Payment of the living wage is not a requirement for recipients of many public sector contracts, but it should be. The Scottish Government’s national standard for early learning and childcare providers requires that the staff who deliver the childcare receive the living wage. However, as was highlighted by Audit Scotland and by a Scottish Parliament research paper this month, that applies only to the hours that a staff member works on ELC funded places. Therefore, the same staff member could have two rates of pay for different times of day. Furthermore, the requirement does not apply to all staff in a nursery or day care facility. There is nothing in a publicly funded contract that provides for the living wage as a minimum for cleaning staff, janitors or other support workers. That is only one example—there are many more.

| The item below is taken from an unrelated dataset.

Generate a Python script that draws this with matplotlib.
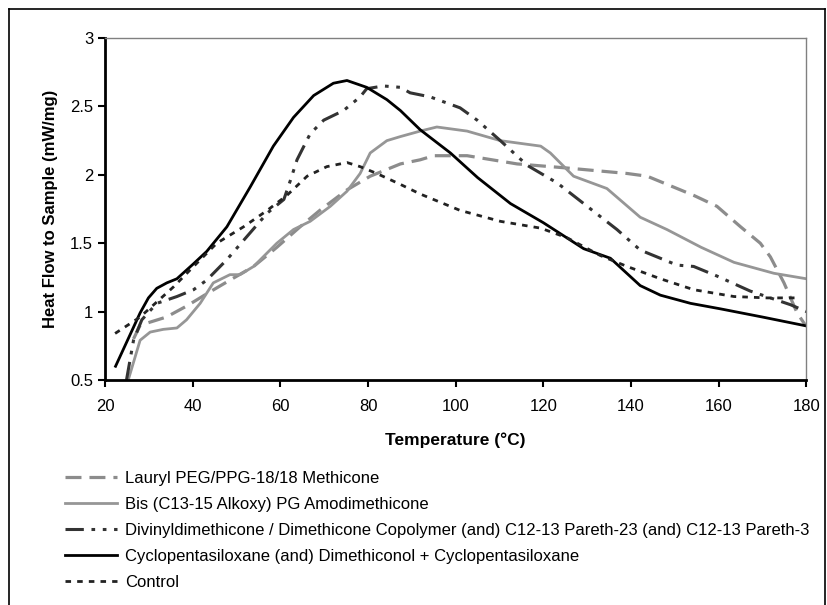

In today’s Scotland, we can do something about wage levels and contracts. Decent, well-paid and secure employment is needed to ensure that standards of living rise and that in-work poverty falls. Employment statistics deserve far closer examination if we are to understand fully the reality of what is happening in people’s lives.
I turn to the Scottish welfare fund, which was mentioned by Clare Adamson in the speech prior to mine, and which is another resource over which the Scottish Government has control. Community care grants and crisis grants are administered at local authority level. However, in some areas they are difficult to apply for because of lengthy and intrusive forms and questions, which I urge the Government to look at. The committee has asked that such grants be increased. I certainly support that call, but I must also ask what is being done to ensure that there is no underspend in the fund, and that payments from it reach all those who need them. Last year, there was an underspend of £2.3 million in the Scottish welfare fund, and we know that, during that time, food bank use continued to rise.
Eligibility criteria for payments from the fund include the requirement that households have low incomes, whether or not they receive benefits or include children. In fact, 54 per cent of the households that were assisted by the Scottish welfare fund over the past five years were single-person households, which might indicate a level of need that requires specific policy intervention. The Scottish Government might want to pick up on that point.
The most common Scottish welfare fund crisis grant expenditure, as reported up to September 2018, was for food, essential heating expenses and other living expenses. There are crisis grants for recipients who are in work. We should all have a basic right to food, yet paying for it accounts for 60 per cent of crisis grant expenditure. Basically, we are a society that is failing to feed everyone, and that has got to change.
I commend the committee’s recommendations to the Parliament and I again thank the committee, everyone who gave evidence and the clerks for the report, but I also urge the Government and the Parliament to do far more with the powers that are at our disposal, to change direction and to reverse the growing gap between rich and poor in our society. We really cannot afford not to address child poverty right now.